Tú eres el que atemoriza, no como si tú te alegrases en nuestro temor y nuestro miedo; para ti no se trata de eso; nuestro temor no debe ser un temor a tu cólera y a tu infierno, un miedo servil y de esclavo, sino en primer lugar un asustarnos de tu grandeza. Yo me atemorizo ante 'realidades de este mundo; me asusto cuando una creatura poderosa, algo inesperado, algo imprevisto, se me opone. Pero tu grandeza es todavía mucho más inesperada, incalculable, asombrosa, oscura y misteriosa que todo lo que me asusta y sobrepone en tus creaturas hasta cortarme la respiración. Me espanto cuando durante la noche voy andando y sospecho que hay alguien que me está acechando, alguien a quien no conozco, o también cuando ocurren cosas a mi alrededor cuyo significado desconozco, aunque sólo sea el más ligero murmullo, la sombra más insignificante, y mi fantasía construye con ellos los más tremendos fantasmas. Pero ¿en la oscuridad de mi vida no eres tú todavía más impresionante, más misterioso, más oscuro? Porque no tenemos ninguna explicación sobre ti. Nunca llegaremos a ser sabios sobre ti. Eres para nosotros todavía mucho más intranquilizador, casi me atrevería a decir: ¡el intranquilizador! ¡Cómo podrías ser tú familiar para nosotros, pienso yo, tú que eres totalmente distinto, tú el desconocido, tú el Dios misterioso! ¡Nosotros desconocemos totalmente cómo eres tú, y tú eres; dónde estás, y tú estás ahí, aquí, en nosotros mismos! A veces incluso me asustan los hombres. Cualquier hombre diabólico que usa la fuerza. Cualquiera que se esconde detrás de todos los temores, detrás de un «tremendum» de este mundo, detrás de soldados y de fuerzas, detrás de magnificencias y de cárceles. Cualquiera de los que dominan. Y yo sé sin embargo que detrás de todos estos temores hay solamente un hombre, uno nacido de una madre y que un día se hundirá en un ataúd. Y si se consiguiera romper la cadena de temores artificiales, desaparecería el temor y yo debería quizás tener compasión de ese pobre hombre. Pero tus temores yo no podré nunca romperlos. Tú no tienes ningún confidente. Nunca podría yo tener compasión de ti. Tú no necesitas envolverte en temores artificiales, porque, justamente cuando me acerque a ti, entonces deberé asustarme, aterrorizarme al máximo incluso debería morir ante tu presencia.
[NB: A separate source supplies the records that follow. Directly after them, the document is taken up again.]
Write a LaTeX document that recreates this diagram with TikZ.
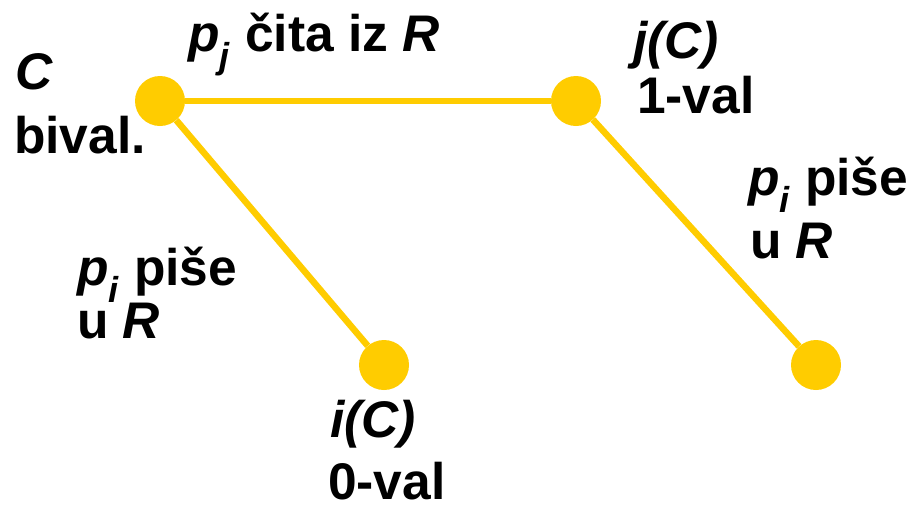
\documentclass[tikz,border=0pt]{standalone}
\usepackage{fontspec}
\setmainfont{Liberation Sans}
\definecolor{dotyellow}{HTML}{FFCC00}
\begin{document}
\begin{tikzpicture}[x=1pt,y=-1pt,
  dot/.style={circle,fill=dotyellow,minimum size=50pt,inner sep=0pt},
  conn/.style={draw=dotyellow,line width=6.5pt},
  lbl/.style={anchor=base west,inner sep=0pt,font=\fontsize{51.5}{60}\selectfont\bfseries}]
\useasboundingbox (0,0) rectangle (915,504);
\node[dot] (c) at (160,101) {};
\node[dot] (j) at (576,101) {};
\node[dot] (i) at (384,365) {};
\node[dot] (r) at (816,365) {};
\draw[conn] (c) -- (j);
\draw[conn] (c) -- (i);
\draw[conn] (j) -- (r);
\node[lbl] (cl) at (15,89) {\itshape C};
\node[lbl] (bv) at (14,153) {bival.};
\node[lbl] (top) at (188,51) {\textit{p}\textsubscript{\textit{j}} čita iz \textit{R}};
\node[lbl] (jc) at (633,58) {\itshape j(C)};
\node[lbl] (v1) at (637,113) {1-val};
\node[lbl] (rp) at (748,195) {\textit{p}\textsubscript{\textit{i}} piše};
\node[lbl] (ru) at (750,258) {u \textit{R}};
\node[lbl] (lp) at (77,285) {\textit{p}\textsubscript{\textit{i}} piše};
\node[lbl] (lu) at (77,338) {u \textit{R}};
\node[lbl] (ic) at (330,437) {\itshape i(C)};
\node[lbl] (v0) at (328,499) {0-val};
\end{tikzpicture}
\end{document}
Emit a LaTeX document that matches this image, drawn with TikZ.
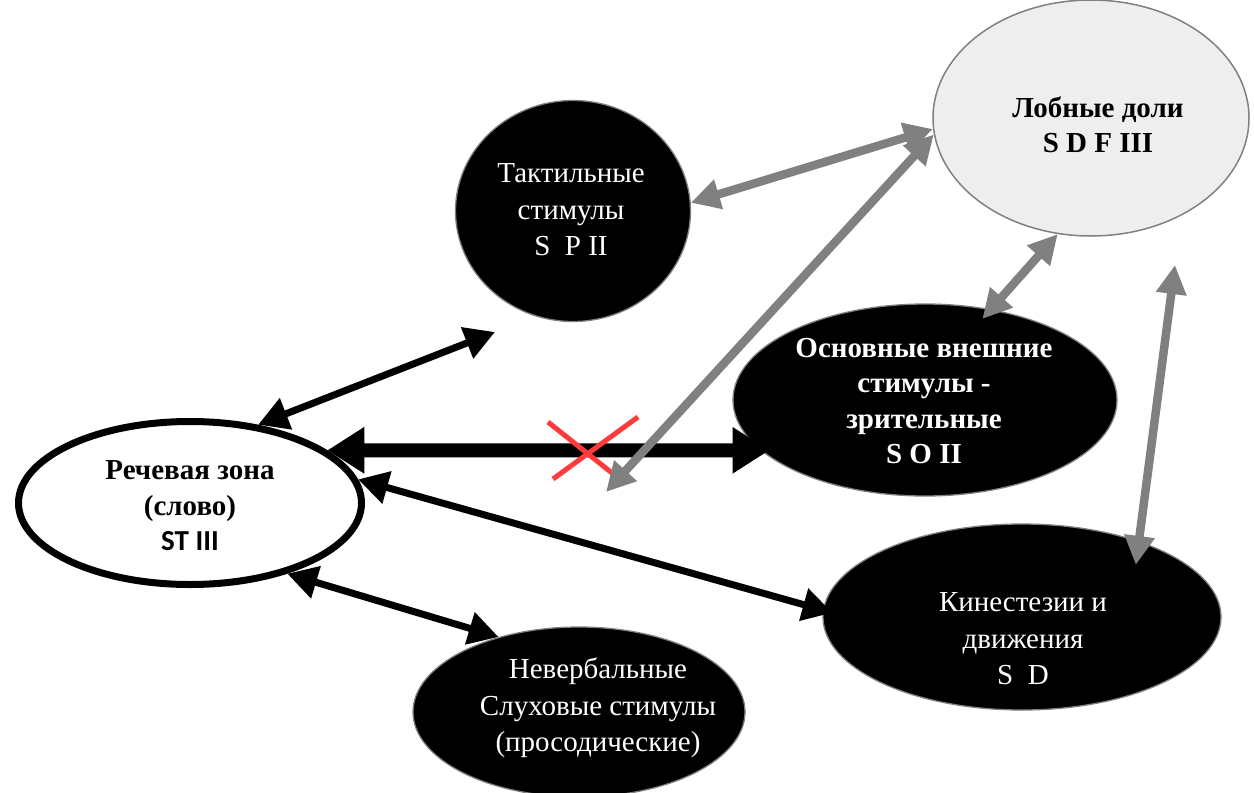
\documentclass[tikz,border=0pt]{standalone}
\usepackage{fontspec}
\setmainfont{Liberation Serif}
\newfontfamily\calib{Carlito}
\usetikzlibrary{arrows.meta,shapes.geometric}
\definecolor{arrgray}{HTML}{808080}
\definecolor{lobfill}{HTML}{EEEEEE}
\definecolor{xred}{HTML}{FF3B3B}
\begin{document}
\begin{tikzpicture}[x=1pt,y=-1pt,
  txt/.style={font=\fontsize{29}{36.5}\selectfont, align=center, inner sep=0pt},
  btxt/.style={txt, font=\fontsize{29}{35.5}\selectfont\bfseries},
  blk/.style={ellipse, fill=black, draw=arrgray, line width=1.3pt, inner sep=0pt},
  thinarr/.style={line width=7pt, {Triangle[length=30pt,width=32pt]}-{Triangle[length=30pt,width=32pt]}},
  thickarr/.style={line width=14pt, {Triangle[length=37pt,width=44pt]}-{Triangle[length=37pt,width=44pt]}},
  grayarr/.style={draw=arrgray, line width=8.5pt, {Triangle[length=29pt,width=29pt]}-{Triangle[length=29pt,width=29pt]}},
  cross/.style={draw=xred, line width=5pt}
]
\useasboundingbox (0,0) rectangle (1254,793);

% ellipses
\node[ellipse, draw=black, fill=white, line width=7pt, inner sep=0pt,
      minimum width=343pt, minimum height=163pt] (rech) at (190,503) {};
\node[blk, minimum width=235pt, minimum height=221pt] (takt) at (573,211) {};
\node[ellipse, fill=lobfill, draw=arrgray, line width=1.5pt, inner sep=0pt,
      minimum width=316pt, minimum height=236pt] (lob) at (1091,118) {};
\node[blk, minimum width=384pt, minimum height=192pt] (osn) at (925,400) {};
\node[blk, minimum width=398pt, minimum height=186pt] (kin) at (1022,617) {};
\node[blk, minimum width=332pt, minimum height=170pt] (nev) at (579,712) {};

% texts
\node[btxt] (rechT) at (190,506) {Речевая зона\\(слово)\\{\calib ST III}};
\node[txt, text=white] (taktT) at (571,210) {Тактильные\\стимулы\\S\ \ P II};
\node[btxt] (lobT) at (1098,125) {Лобные доли\\S D F III};
\node[btxt, text=white] (osnT) at (924,401) {Основные внешние\\стимулы -\\зрительные\\S O II};
\node[txt, text=white] (kinT) at (1023,639) {Кинестезии и\\движения\\S\ \ D};
\node[txt, text=white] (nevT) at (598,708) {Невербальные\\Слуховые стимулы\\(просодические)};

% free ends
\coordinate (c1) at (495,332);
\coordinate (c6) at (606,492);
\coordinate (c8) at (1175,265);

% black connectors
\draw[thinarr] (rech.49) -- (c1);
\draw[thickarr, shorten >=-9pt] (rech.21) -- (osn.197);
\draw[thinarr, shorten >=-10pt] (rech.8) -- (kin.178);
\draw[thinarr] (rech.-36) -- (nev.137);

% red cross
\draw[cross] (548,422) -- (612,473);
\draw[cross] (638,417) -- (553,479);

% gray connectors
\draw[grayarr] (takt.4) -- (lob.184);
\draw[grayarr] (c6) -- (lob.186);
\draw[grayarr, shorten >=-13pt] (lob.254) -- (osn.54);
\draw[grayarr, shorten >=-24pt] (c8) -- (kin.33);
\end{tikzpicture}
\end{document}
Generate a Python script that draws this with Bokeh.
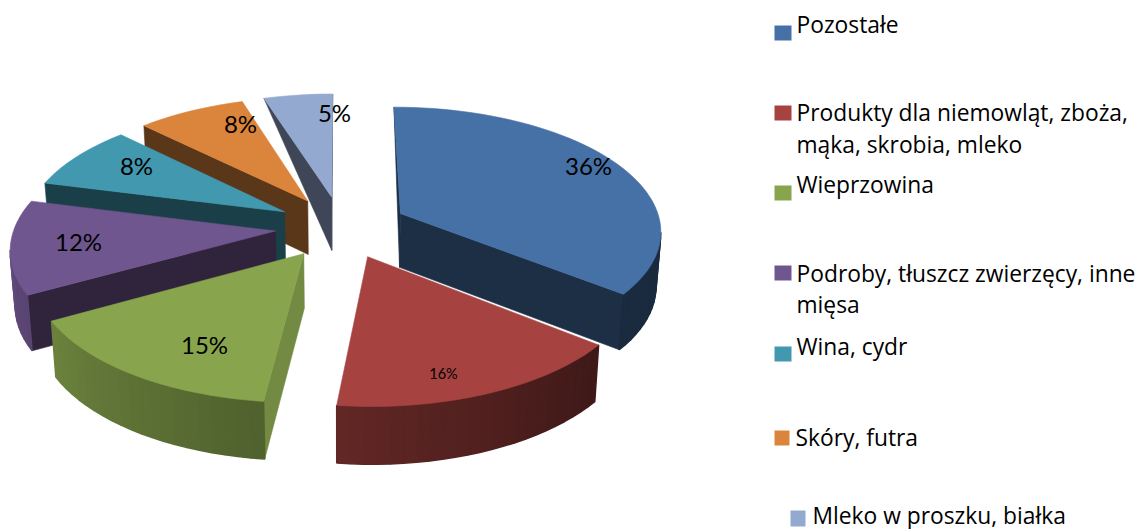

Señor, quiero pensar en esta tremenda grandeza, incluso aunque tú te ocultes de mí, incluso aunque te ocultes tras tus creaturas, tras brillantes primaveras y luminosos otoños, incluso cuando tú te escondes tras una apariencia humana y unos sufrimientos de hombre en nuestro Señor Jesucristo, incluso cuando te escondes tras una partícula de pan. Qué molestias te tomas, Señor, para ocultarnos tus temores divinos a nosotros los hombres, a fin de que no nos debamos asustar demasiado de ti.

Así me acerco yo a ti, oh Señor, tú «latens Deitas», tú divinidad oculta; ¿pero no es esto ahora una paradoja? ¿Cómo acontece, y cómo es posible que Dios se oculte de mí? ¿No eres tú demasiado grande, demasiado gigantesco para poderte esconder? Y aunque te ocultes— ¡sin embargo sé muy bien que no eres ningún Dios calzonazos! Te presentas ante mí como quien irresistiblemente exige cuentas y sé que no puedo recusarte. Estás sobre mí como una pesada nube tormentosa: de ti pueden llover bendiciones, pero también maldiciones, y tu rayo puede destrozarme para una eternidad. ¡Tú me quieres total y absolutamente! Sé que, si hay algún fanatismo justificado, es el fanatismo de mi entrega a ti; no existe ningún otro fanatismo justificado, aunque haya hombres insensatos que exigen siempre el fanatismo para cualquier bien terrestre. Tú solo, Señor, puedes disponer de mí sin límites, tú solo puedes exigirme una entrega total, tú puedes exigirme que arroje todos mis apoyos, que vaya hacia ti pobre y solo, tú mi único apoyo y tesoro por toda la eternidad.

Pero no quiero olvidarme otra cosa sobre todo temor: Quien no viese en ti sino tus temores y tu grandeza, no tendría al Dios de los cristianos. El servicio a Dios de los cristianos no consiste en que el hombre esté eternamente trémulo y tembloroso ante ti. ¡El Dios que tu Hijo nos ha enseñado es en primer lugar Padre, en segundo lugar Padre, y en tercer lugar, otra vez, Padre! No quiero quitar ni una letra a la palabra de tu apóstol: «Dios es amor y quien permanece en el amor, permanece en Dios y Dios en él.» Pero para comprenderlo, debo colocar este amor ante el telón de fondo de tu aterradora grandeza. Debo pensar en tus tormentas y tempestades si quiero estimar el que tú me has enviado tu Hijo para volver a recibirme en tus brazos paternales. Y aunque hoy no esté ya la columna de fuego sobre nuestra arca de la alianza, brillante por las noches como un volcán, de la que salían rayos contra los sacrílegos, aunque sólo brille una pequeña llamecita y aunque sólo a veces se levante una temblorosa nube de incienso, pese a ello debo arrodillarme y confesar: «Adoro te devote, latens Deitas» —«Te adoro devotamente, divinidad oculta.»